03/03/2010

O "jotinha" grisalho

Caro dr. Mário Soares:

Os seus artigos têm provocado desilusões faraónicas. Roma está a arder, e V. Exa. anda a dizer que Nero é fixe. Os mais velhos dizem-me que V. Exa. é o progenitor dourado da nossa democracia. Eu não gosto de desautorizar a brigada do reumático, mas tenho de dizer uma coisa: V. Exa. não tem agido como o pai da democracia.

Do alto do rochedo que é o seu prestígio, o dr. Soares tinha o dever de ser um senador a pairar acima da politiquice partidária. O dr. Soares devia estar preocupado com as regras institucionais, que estão acima de qualquer partido. Porém, V. Exa. tem atuado como se fosse um mero apparatchik do PS.

Caro dr. Soares: o seu último artigo do "Diário de Notícias" parece que foi escrito por um 'jotinha'. É isso mesmo: V. Exa. tem sido o 'jotinha' grisalho do PS. Esperava-se mais, dr. Soares, muito mais. Esperava-se que V. Exa. colocasse o espaço público acima da sua tribo. Esperava-se que V. Exa. colocasse as regras institucionais que garantem a transparência pública acima do 'seu' PS. José Sócrates rasgou todas essas regras, mas V. Exa. assobia para o lado. Roma arde, e V. Exa. abraça Nero.
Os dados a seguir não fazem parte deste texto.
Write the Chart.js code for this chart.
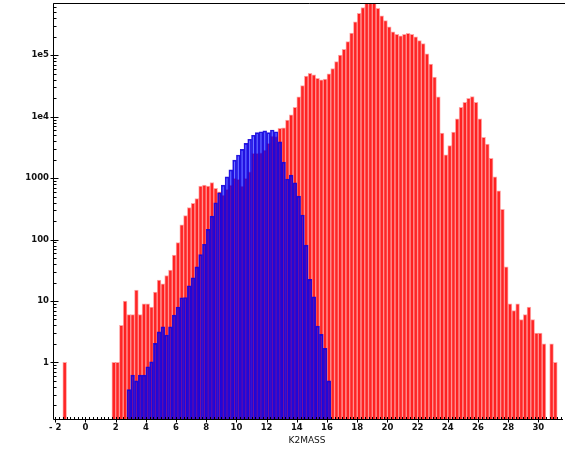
<!DOCTYPE html>
<html>
<head>
<meta charset="utf-8">
<script src="https://cdn.jsdelivr.net/npm/chart.js@4.4.1/dist/chart.umd.min.js"></script>
<style>
  html, body { margin: 0; padding: 0; background: #fff; }
  canvas { display: block; }
</style>
</head>
<body>
<canvas id="hist" width="565" height="454"></canvas>
<script>
// Histogram bin width (magnitudes)
const BIN = 0.25;

// Lower edges of the populated red bins
const redBins = [
  -1.5,
  1.75,
  2, 2.25, 2.5, 2.75, 3, 3.25, 3.5, 3.75,
  4, 4.25, 4.5, 4.75, 5, 5.25, 5.5, 5.75,
  6, 6.25, 6.5, 6.75, 7, 7.25, 7.5, 7.75,
  8, 8.25, 8.5, 8.75, 9, 9.25, 9.5, 9.75,
  10, 10.25, 10.5, 10.75, 11, 11.25, 11.5, 11.75,
  12, 12.25, 12.5, 12.75, 13, 13.25, 13.5, 13.75,
  14, 14.25, 14.5, 14.75, 15, 15.25, 15.5, 15.75,
  16, 16.25, 16.5, 16.75, 17, 17.25, 17.5, 17.75,
  18, 18.25, 18.5, 18.75, 19, 19.25, 19.5, 19.75,
  20, 20.25, 20.5, 20.75, 21, 21.25, 21.5, 21.75,
  22, 22.25, 22.5, 22.75, 23, 23.25, 23.5, 23.75,
  24, 24.25, 24.5, 24.75, 25, 25.25, 25.5, 25.75,
  26, 26.25, 26.5, 26.75, 27, 27.25, 27.5, 27.75,
  28, 28.25, 28.5, 28.75, 29, 29.25, 29.5, 29.75,
  30, 30.25, 30.75, 31
];
const redCounts = [
  1,
  1,
  1, 4, 10, 6, 6, 15, 6, 9,
  9, 8, 14, 22, 19, 26, 32, 56,
  89, 173, 245, 333, 388, 467, 742, 770,
  742, 850, 680, 600, 530, 656, 772, 991,
  955, 743, 991, 1270, 2540, 2540, 2590, 2870,
  3690, 4850, 4730, 6470, 6600, 8800, 10700, 14200,
  21000, 32000, 46000, 51000, 48000, 42000, 40000, 41000,
  50000, 61000, 79000, 101000, 125000, 167000, 230000, 350000,
  480000, 600000, 750000, 850000, 750000, 580000, 440000, 366000,
  290000, 240000, 220000, 208000, 220000, 228000, 220000, 200000,
  173000, 155000, 106000, 72000, 44000, 21000, 5400, 2400,
  3400, 5600, 9200, 14200, 17200, 20000, 21200, 17200,
  9200, 4600, 3600, 2100, 1050, 624, 310, 36,
  9, 7, 9, 5, 6, 8, 5, 3,
  3, 2, 2, 1
];

// Lower edges of the populated blue bins
const blueBins = [
  2.75, 3, 3.25, 3.5, 3.75,
  4, 4.25, 4.5, 4.75, 5, 5.25, 5.5, 5.75,
  6, 6.25, 6.5, 6.75, 7, 7.25, 7.5, 7.75,
  8, 8.25, 8.5, 8.75, 9, 9.25, 9.5, 9.75,
  10, 10.25, 10.5, 10.75, 11, 11.25, 11.5, 11.75,
  12, 12.25, 12.5, 12.75, 13, 13.25, 13.5, 13.75,
  14, 14.25, 14.5, 14.75, 15, 15.25, 15.5, 15.75,
  16
];
const blueCounts = [
  0.36, 0.62, 0.5, 0.62, 0.62,
  0.85, 1.02, 2.04, 3.15, 3.8, 2.8, 3.8, 5.9,
  8, 11.3, 11.4, 17.7, 23.9, 36, 57, 84,
  147, 241, 398, 578, 772, 1050, 1360, 1970,
  2380, 2940, 3690, 4300, 5000, 5500, 5700, 5900,
  5500, 6070, 5700, 3900, 1820, 967, 1120, 841,
  511, 251, 81, 22.5, 11.7, 3.9, 2.86, 1.69,
  0.5
];

// Axis tick labels
const xTickValues = [-2, 0, 2, 4, 6, 8, 10, 12, 14, 16, 18, 20, 22, 24, 26, 28, 30];
const xTickText = ['- 2', '0', '2', '4', '6', '8', '10', '12', '14', '16', '18', '20', '22', '24', '26', '28', '30'];
const yTickValues = [1, 10, 100, 1000, 1e4, 1e5];
const yTickText = ['1', '10', '100', '1000', '1e4', '1e5'];

const AXIS_FONT = { family: 'DejaVu Sans', size: 8.5, weight: 'bold' };
const TITLE_FONT = { family: 'DejaVu Sans', size: 9 };
const TEXT_COLOR = '#111';

function toPoints(bins, counts) {
  return bins.map((b, i) => ({ x: b + BIN / 2, y: counts[i] }));
}

function labelFor(values, texts, v) {
  const i = values.findIndex(t => Math.abs(t - v) <= Math.abs(t) * 1e-9 + 1e-9);
  return i < 0 ? '' : texts[i];
}

// Axis lines, frame top and tick marks (major and minor) drawn from the scales
const axisFrame = {
  id: 'axisFrame',
  afterDatasetsDraw(chart) {
    const { ctx, chartArea: a, scales: { x, y } } = chart;
    ctx.save();
    ctx.strokeStyle = '#000';
    ctx.lineWidth = 1;
    ctx.beginPath();
    const L = Math.round(a.left) + 0.5;
    const B = Math.round(a.bottom) + 0.5;
    const T = Math.round(a.top) + 0.5;
    ctx.moveTo(L, T); ctx.lineTo(L, B);
    ctx.moveTo(L, B); ctx.lineTo(a.right + 2, B);
    ctx.moveTo(L, T); ctx.lineTo(a.right + 4, T);
    ctx.stroke();

    ctx.beginPath();
    for (let v = -2; v <= x.max; v += BIN) {
      const px = Math.round(x.getPixelForValue(v)) + 0.5;
      const major = Math.abs(v / 2 - Math.round(v / 2)) < 1e-9;
      ctx.moveTo(px, B - 2.5);
      ctx.lineTo(px, B + (major ? 3 : 0.5));
    }
    for (let e = -1; e <= 5; e++) {
      for (let k = 1; k <= 9; k++) {
        const v = k * Math.pow(10, e);
        if (v < y.min || v > y.max) continue;
        const py = Math.round(y.getPixelForValue(v)) + 0.5;
        ctx.moveTo(L - (k === 1 ? 3 : 0), py);
        ctx.lineTo(L + (k === 1 ? 5 : 3), py);
      }
    }
    ctx.stroke();
    ctx.restore();
  }
};

new Chart(document.getElementById('hist'), {
  type: 'bar',
  data: {
    datasets: [
      {
        label: 'blue',
        data: toPoints(blueBins, blueCounts),
        backgroundColor: 'rgba(0, 0, 255, 0.55)',
        borderColor: 'rgba(20, 0, 215, 0.9)',
        borderWidth: 1,
        grouped: false,
        barPercentage: 1,
        categoryPercentage: 1,
        order: 0
      },
      {
        label: 'red',
        data: toPoints(redBins, redCounts),
        backgroundColor: 'rgba(255, 0, 0, 0.85)',
        borderColor: 'rgba(255, 0, 0, 0.35)',
        borderWidth: 1,
        grouped: false,
        barPercentage: 1,
        categoryPercentage: 1,
        order: 1
      }
    ]
  },
  options: {
    responsive: false,
    animation: false,
    devicePixelRatio: 1,
    layout: { padding: { top: 3, right: 4, left: 0, bottom: 0 } },
    plugins: { legend: { display: false }, tooltip: { enabled: false } },
    scales: {
      x: {
        type: 'linear',
        min: -2.15,
        max: 31.5,
        offset: false,
        grid: { display: false, drawTicks: false },
        border: { display: false },
        afterFit(s) { s.height = 35; s.paddingLeft = 0; s.paddingRight = 0; },
        afterBuildTicks(s) { s.ticks = xTickValues.map(v => ({ value: v })); },
        ticks: {
          autoSkip: false,
          maxRotation: 0,
          padding: 4,
          color: TEXT_COLOR,
          font: AXIS_FONT,
          callback: v => labelFor(xTickValues, xTickText, v)
        },
        title: {
          display: true,
          text: 'K2MASS',
          color: TEXT_COLOR,
          font: TITLE_FONT,
          padding: { top: 0, bottom: 8 }
        }
      },
      y: {
        type: 'logarithmic',
        min: 0.12,
        max: 7.1e5,
        grid: { display: false, drawTicks: false },
        border: { display: false },
        afterFit(s) { s.width = 53; s.paddingTop = 0; s.paddingBottom = 0; },
        afterBuildTicks(s) { s.ticks = yTickValues.map(v => ({ value: v })); },
        ticks: {
          autoSkip: false,
          padding: 4,
          color: TEXT_COLOR,
          font: AXIS_FONT,
          callback: v => labelFor(yTickValues, yTickText, v)
        }
      }
    }
  },
  plugins: [axisFrame]
});
</script>
</body>
</html>
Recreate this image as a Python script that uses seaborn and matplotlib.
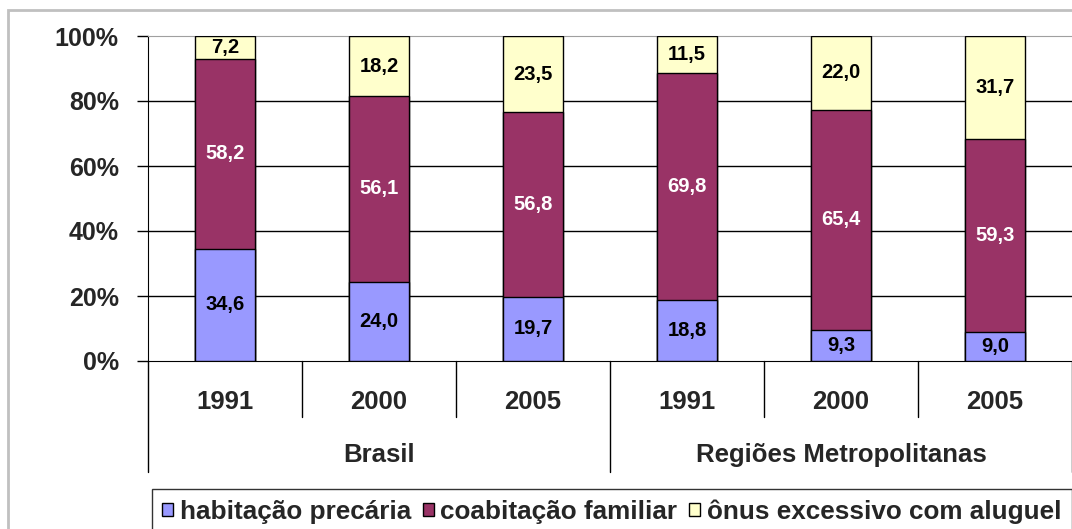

No seu artigo, V. Exa. afirma que Sócrates não pode ser derrubado, porque "foi relegitimado há pouco tempo pelo eleitorado". Pior: V. Exa. afirma que as últimas sondagens (favoráveis a Sócrates) comprovam a falsidade das acusações que resultam das escutas. Ora, os seus argumentos não fazem qualquer sentido, dr. Soares. A ideia de que uma sondagem positiva 'absolve' um plano para controlar a TVI é um absurdo. Se aplicasse este argumento à Itália, o dr. Soares teria de elogiar Berlusconi. Depois de todas as suas trapaças, Berlusconi ainda tem uma aprovação de 50%. Como é óbvio, essa aprovação popular não legitima as acções ilegítimas de Berlusconi. Antes das sondagens, antes das eleições, a democracia assenta em regras institucionais. Berlusconi rasgou essas regras em Itália. Sócrates está a rasgar essas regras em Portugal.

V. Exa. afirma que Sócrates foi relegitimado nas urnas, e que, por isso, não pode ser demitido.

Meu caro dr. Soares, este argumento revela uma cultura política primária e deficitária. Há um défice institucional na forma como V. Exa. pensa a democracia. Uma democracia constitucional não começa nem acaba nas eleições. Uma vitória eleitoral não coloca um político acima do bem e do mal. A vitória eleitoral de Sócrates não pode branquear actos ilegítimos, como as tentativas de controlo de grupos de media. Antes de rimar com eleições, a democracia rima com transparência institucional. E, meu caro dr. Soares, José Sócrates é uma criatura política opaca, que recusa submeter-se ao rigor da transparência. Sócrates mentiu ao Parlamento, e agora recusa explicar essa mentira ao mesmo Parlamento.

No fundo, o dr. Soares vê a democracia como um mero combate entre partidos. Vendo o 'seu' PS em dificuldades, V. Exa. colocou as penas da tribo na cabeça, e partiu logo à caça de escalpes. Com a sua idade, V. Exa. já tinha obrigação de perceber que isso é irrelevante, sobretudo nesta altura difícil. Nas épocas de tormenta, as democracias necessitam de senadores institucionais. Medeiros Ferreira tem sido esse senador. Ao invés, o dr. Soares tem sido o porta-voz de um primeiro-ministro ilegítimo.

V. Exa. não é o pai da democracia. V. Exa. é só o pai do PS.